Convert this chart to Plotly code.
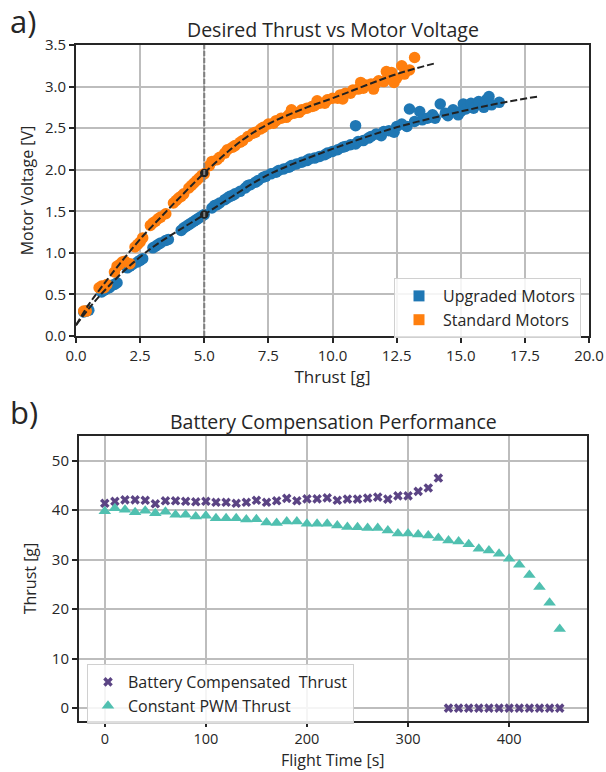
import plotly.graph_objects as go

# ---------------- Data: panel a) ----------------
up_thrust = [0.3, 0.4, 0.5,
             1.0, 1.1, 1.2, 1.3, 1.4, 1.5, 1.6,
             2.0, 2.1, 2.2, 2.4, 2.5, 2.6,
             3.0, 3.1, 3.2, 3.3, 3.5, 3.6,
             4.1, 4.2, 4.3, 4.4, 4.5, 4.6, 4.7, 4.8, 4.9, 5.0,
             5.3, 5.4, 5.5, 5.6, 5.8, 5.9, 6.0, 6.1, 6.2, 6.4,
             6.6, 6.7, 6.8, 7.0, 7.1, 7.3, 7.4, 7.6, 7.8, 7.9,
             8.1, 8.3, 8.4, 8.6, 8.8, 9.0, 9.1, 9.3, 9.5, 9.7,
             9.8, 10.0, 10.2, 10.4, 10.5, 10.7, 10.9, 10.9, 11.0, 11.2,
             11.4, 11.5, 11.7, 11.9, 12.0, 12.2, 12.4, 12.5, 12.7, 12.9,
             13.0, 13.2, 13.4, 13.5, 13.7, 13.9, 14.0, 14.2, 14.4, 14.5,
             14.7, 14.9, 15.0, 15.1, 15.2, 15.4, 15.5, 15.7, 15.9, 16.0,
             16.1, 16.2, 16.5]
up_voltage = [0.29, 0.30, 0.31,
              0.53, 0.55, 0.57, 0.58, 0.61, 0.62, 0.64,
              0.82, 0.84, 0.86, 0.89, 0.91, 0.93,
              1.06, 1.08, 1.10, 1.12, 1.15, 1.16,
              1.27, 1.30, 1.32, 1.34, 1.36, 1.38, 1.40, 1.42, 1.44, 1.46,
              1.54, 1.57, 1.58, 1.60, 1.64, 1.66, 1.68, 1.69, 1.71, 1.74,
              1.78, 1.81, 1.82, 1.85, 1.87, 1.91, 1.92, 1.95, 1.97, 1.99,
              2.01, 2.03, 2.05, 2.07, 2.09, 2.11, 2.13, 2.14, 2.16, 2.18,
              2.20, 2.22, 2.24, 2.27, 2.28, 2.30, 2.53, 2.31, 2.34, 2.35,
              2.38, 2.40, 2.43, 2.41, 2.46, 2.47, 2.45, 2.52, 2.55, 2.52,
              2.73, 2.58, 2.70, 2.60, 2.62, 2.66, 2.62, 2.79, 2.68, 2.65,
              2.72, 2.66, 2.70, 2.79, 2.73, 2.80, 2.74, 2.82, 2.75, 2.84,
              2.88, 2.78, 2.81]

std_thrust = [0.3, 0.4,
              0.9, 1.0, 1.1, 1.2,
              1.5, 1.6, 1.7, 1.8, 1.9, 2.1,
              2.3, 2.4, 2.5, 2.6,
              2.9, 3.0, 3.1, 3.2, 3.3, 3.5,
              3.8, 3.9, 4.0, 4.1, 4.2, 4.4,
              4.5, 4.6, 4.7, 4.8, 4.9, 5.0,
              5.2, 5.3, 5.5, 5.6, 5.8, 5.9, 6.1, 6.2, 6.4, 6.5,
              6.7, 6.9, 7.0, 7.2, 7.3, 7.5, 7.7, 7.8, 8.0, 8.2,
              8.3, 8.4, 8.5, 8.7, 8.8, 9.0, 9.2, 9.3, 9.4, 9.5,
              9.7, 9.8, 10.0, 10.2, 10.3, 10.4, 10.5, 10.7, 10.8, 11.0,
              11.1, 11.2, 11.3, 11.5, 11.6, 11.7, 11.8, 12.0, 12.1, 12.2,
              12.3, 12.4, 12.5, 12.7, 12.8, 13.0, 13.2]
std_voltage = [0.30, 0.30,
               0.58, 0.60, 0.58, 0.62,
               0.77, 0.84, 0.86, 0.89, 0.90, 0.87,
               1.07, 1.10, 1.13, 1.18,
               1.33, 1.36, 1.38, 1.41, 1.43, 1.47,
               1.60, 1.63, 1.66, 1.68, 1.71, 1.78,
               1.81, 1.84, 1.87, 1.90, 1.93, 1.95,
               2.05, 2.10, 2.12, 2.15, 2.20, 2.24, 2.27, 2.29, 2.33, 2.35,
               2.40, 2.44, 2.45, 2.49, 2.51, 2.55, 2.56, 2.59, 2.62, 2.63,
               2.66, 2.72, 2.68, 2.69, 2.72, 2.74, 2.76, 2.77, 2.83, 2.80,
               2.80, 2.84, 2.86, 2.86, 2.90, 2.85, 2.92, 2.92, 2.96, 2.97,
               3.05, 2.98, 3.02, 3.03, 2.97, 3.04, 3.07, 3.06, 3.18, 3.12,
               3.17, 3.05, 3.10, 3.25, 3.15, 3.20, 3.35]

up_fit_thrust = [0.0, 0.5, 1.0, 1.5, 2.0, 3.0, 4.0, 5.0, 6.0, 7.5, 10.0, 12.5, 15.0, 16.5, 18.0]
up_fit_voltage = [0.13, 0.33, 0.51, 0.67, 0.82, 1.07, 1.27, 1.46, 1.66, 1.94, 2.25, 2.51, 2.70, 2.80, 2.88]
std_fit_thrust = [0.0, 0.5, 1.0, 1.5, 2.0, 2.6, 3.0, 3.9, 5.0, 6.5, 7.5, 9.0, 10.0, 12.5, 14.0]
std_fit_voltage = [0.13, 0.38, 0.59, 0.79, 0.98, 1.20, 1.33, 1.62, 1.96, 2.36, 2.55, 2.75, 2.86, 3.15, 3.28]

ref_thrust = 5.0
ref_points_thrust = [5.0, 5.0]
ref_points_voltage = [1.46, 1.96]

# ---------------- Data: panel b) ----------------
comp_time = [0, 10, 20, 30, 40, 50, 60, 70, 80, 90, 100, 110, 120, 130, 140, 150,
             160, 170, 180, 190, 200, 210, 220, 230, 240, 250, 260, 270, 280, 290,
             300, 310, 320, 330,
             340, 350, 360, 370, 380, 390, 400, 410, 420, 430, 440, 450]
comp_thrust = [41.4, 41.8, 42.1, 42.1, 42.0, 41.3, 41.9, 41.9, 41.8, 41.7, 41.8, 41.6,
               41.6, 41.4, 41.6, 42.0, 41.6, 41.9, 42.4, 41.9, 42.3, 42.3, 42.5, 42.0,
               42.25, 42.25, 42.45, 42.65, 42.25, 42.9, 42.9, 43.8, 44.5, 46.5,
               0, 0, 0, 0, 0, 0, 0, 0, 0, 0, 0, 0]
pwm_time = [0, 10, 20, 30, 40, 50, 60, 70, 80, 90, 100, 110, 120, 130, 140, 150,
            160, 170, 180, 190, 200, 210, 220, 230, 240, 250, 260, 270, 280, 290,
            300, 310, 320, 330, 340, 350, 360, 370, 380, 390, 400, 410, 420, 430,
            440, 450]
pwm_thrust = [39.8, 40.4, 40.1, 39.6, 39.9, 39.4, 39.7, 39.1, 39.1, 38.75, 38.9, 38.4,
              38.4, 38.4, 38.1, 38.2, 37.5, 37.4, 37.7, 37.7, 37.25, 37.25, 37.25, 36.9,
              36.6, 36.55, 36.4, 36.4, 35.9, 35.3, 35.3, 35.1, 34.9, 34.4, 33.9, 33.7,
              33.1, 32.2, 31.85, 31.2, 30.2, 29.0, 26.9, 24.5, 21.3, 16.0]

x_ticks_a = [0, 2.5, 5, 7.5, 10, 12.5, 15, 17.5, 20]
y_ticks_a = [0, 0.5, 1.0, 1.5, 2.0, 2.5, 3.0, 3.5]
x_ticks_b = [0, 100, 200, 300, 400]
y_ticks_b = [0, 10, 20, 30, 40, 50]

BLUE = "#1f77b4"
ORANGE = "#ff7f0e"
PURPLE = "#5b4484"
TEAL = "#50c0b0"
TXT = "#262626"
FONT = "Open Sans"

W, H = 606, 772

fig = go.Figure()

# panel a
fig.add_trace(go.Scatter(x=up_thrust, y=up_voltage, mode="markers", xaxis="x", yaxis="y",
                         marker=dict(color=BLUE, size=11.5), showlegend=False))
fig.add_trace(go.Scatter(x=std_thrust, y=std_voltage, mode="markers", xaxis="x", yaxis="y",
                         marker=dict(color=ORANGE, size=11.5), showlegend=False))
fig.add_trace(go.Scatter(x=up_fit_thrust, y=up_fit_voltage, mode="lines", xaxis="x", yaxis="y",
                         line=dict(color="#222222", width=2, dash="7px,3px", shape="spline"),
                         showlegend=False))
fig.add_trace(go.Scatter(x=std_fit_thrust, y=std_fit_voltage, mode="lines", xaxis="x", yaxis="y",
                         line=dict(color="#222222", width=2, dash="7px,3px", shape="spline"),
                         showlegend=False))
fig.add_trace(go.Scatter(x=ref_points_thrust, y=ref_points_voltage, mode="markers", xaxis="x", yaxis="y",
                         marker=dict(color="#222222", size=8.5), showlegend=False))
# legend entries (square patches)
fig.add_trace(go.Scatter(x=[None], y=[None], mode="markers", xaxis="x", yaxis="y",
                         name="Upgraded Motors", legend="legend",
                         marker=dict(color=BLUE, size=11, symbol="square")))
fig.add_trace(go.Scatter(x=[None], y=[None], mode="markers", xaxis="x", yaxis="y",
                         name="Standard Motors", legend="legend",
                         marker=dict(color=ORANGE, size=11, symbol="square")))

# panel b
fig.add_trace(go.Scatter(x=comp_time, y=comp_thrust, mode="markers", xaxis="x2", yaxis="y2",
                         name="Battery Compensated  Thrust", legend="legend2",
                         marker=dict(color=PURPLE, size=8.5, symbol="x", line=dict(width=0))))
fig.add_trace(go.Scatter(x=pwm_time, y=pwm_thrust, mode="markers", xaxis="x2", yaxis="y2",
                         name="Constant PWM Thrust", legend="legend2",
                         marker=dict(color=TEAL, size=11, symbol="triangle-up", line=dict(width=0))))

axis_common = dict(showline=True, mirror=True, linecolor=TXT, linewidth=2,
                   ticks="outside", tickwidth=1.5, tickcolor=TXT,
                   showgrid=True, gridcolor="#bdbdbd", gridwidth=1.5, zeroline=False,
                   automargin=False)

XT = 17
YT = 16
TICKFONT = dict(family=FONT, size=15, color=TXT)

fig.update_layout(
    width=W, height=H,
    margin=dict(l=0, r=0, t=0, b=0, autoexpand=False),
    paper_bgcolor="white", plot_bgcolor="white",
    font=dict(family=FONT, color=TXT, size=15),
    xaxis=dict(domain=[76 / W, 589 / W], range=[0, 20], tickvals=x_ticks_a, tickformat=".1f",
               ticklen=5, tickfont=TICKFONT,
               title=dict(text="Thrust [g]", font=dict(size=XT), standoff=6), anchor="y", **axis_common),
    yaxis=dict(domain=[1 - 336 / H, 1 - 45 / H], range=[0, 3.5], tickvals=y_ticks_a, tickformat=".1f",
               ticklen=5, tickfont=TICKFONT,
               title=dict(text="Motor Voltage [V]", font=dict(size=YT), standoff=7), anchor="x", **axis_common),
    xaxis2=dict(domain=[79 / W, 587 / W], range=[-25.5, 477], tickvals=x_ticks_b,
                ticklen=4, tickfont=dict(family=FONT, size=14.5, color=TXT),
                anchor="y2", **axis_common),
    yaxis2=dict(domain=[1 - 721 / H, 1 - 436 / H], range=[-2.6, 55], tickvals=y_ticks_b,
                ticklen=5, tickfont=TICKFONT,
                title=dict(text="Thrust [g]", font=dict(size=YT), standoff=11), anchor="x2", **axis_common),
    legend=dict(x=394 / W, y=1 - 278 / H, xanchor="left", yanchor="top",
                bgcolor="rgba(255,255,255,0.85)", bordercolor="#d0d0d0", borderwidth=1,
                font=dict(family=FONT, size=16, color=TXT), itemwidth=38),
    legend2=dict(x=87 / W, y=1 - 664 / H, xanchor="left", yanchor="top",
                 bgcolor="rgba(255,255,255,0.85)", bordercolor="#d0d0d0", borderwidth=1,
                 font=dict(family=FONT, size=16, color=TXT)),
    shapes=[dict(type="line", xref="x", yref="y domain", x0=ref_thrust, x1=ref_thrust, y0=0, y1=1,
                 line=dict(color="#808080", width=2, dash="5px,2px"), layer="above")],
    annotations=[
        dict(text="Desired Thrust vs Motor Voltage", xref="paper", yref="paper",
             x=332.5 / W, y=1 - 29 / H, xanchor="center", yanchor="middle", showarrow=False,
             font=dict(size=19.5, family=FONT, color=TXT)),
        dict(text="Battery Compensation Performance", xref="paper", yref="paper",
             x=333 / W, y=1 - 421 / H, xanchor="center", yanchor="middle", showarrow=False,
             font=dict(size=19.5, family=FONT, color=TXT)),
        dict(text="Flight Time [s]", xref="paper", yref="paper",
             x=333 / W, y=0, xanchor="center", yanchor="bottom", showarrow=False, borderpad=0,
             font=dict(size=16, family=FONT, color=TXT)),
        dict(text="a)", xref="paper", yref="paper", x=8 / W, y=1 - 21 / H,
             xanchor="left", yanchor="middle", showarrow=False,
             font=dict(size=31, family=FONT, color=TXT)),
        dict(text="b)", xref="paper", yref="paper", x=8 / W, y=1 - 412 / H,
             xanchor="left", yanchor="middle", showarrow=False,
             font=dict(size=31, family=FONT, color=TXT)),
    ],
)

fig.write_html("out.html", config={"displayModeBar": False},
               post_script="document.body.style.margin='0';document.body.style.overflow='hidden';")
──────────
TASK TO CARRY OUT -
Only lines belong in the copy: transcribe those from the start of the data through the line that contains "import plotly.graph_objects as go", and skip the pictures.

ANSWER TO THIS EXERCISE -
Convert this chart to Plotly code.
import plotly.graph_objects as go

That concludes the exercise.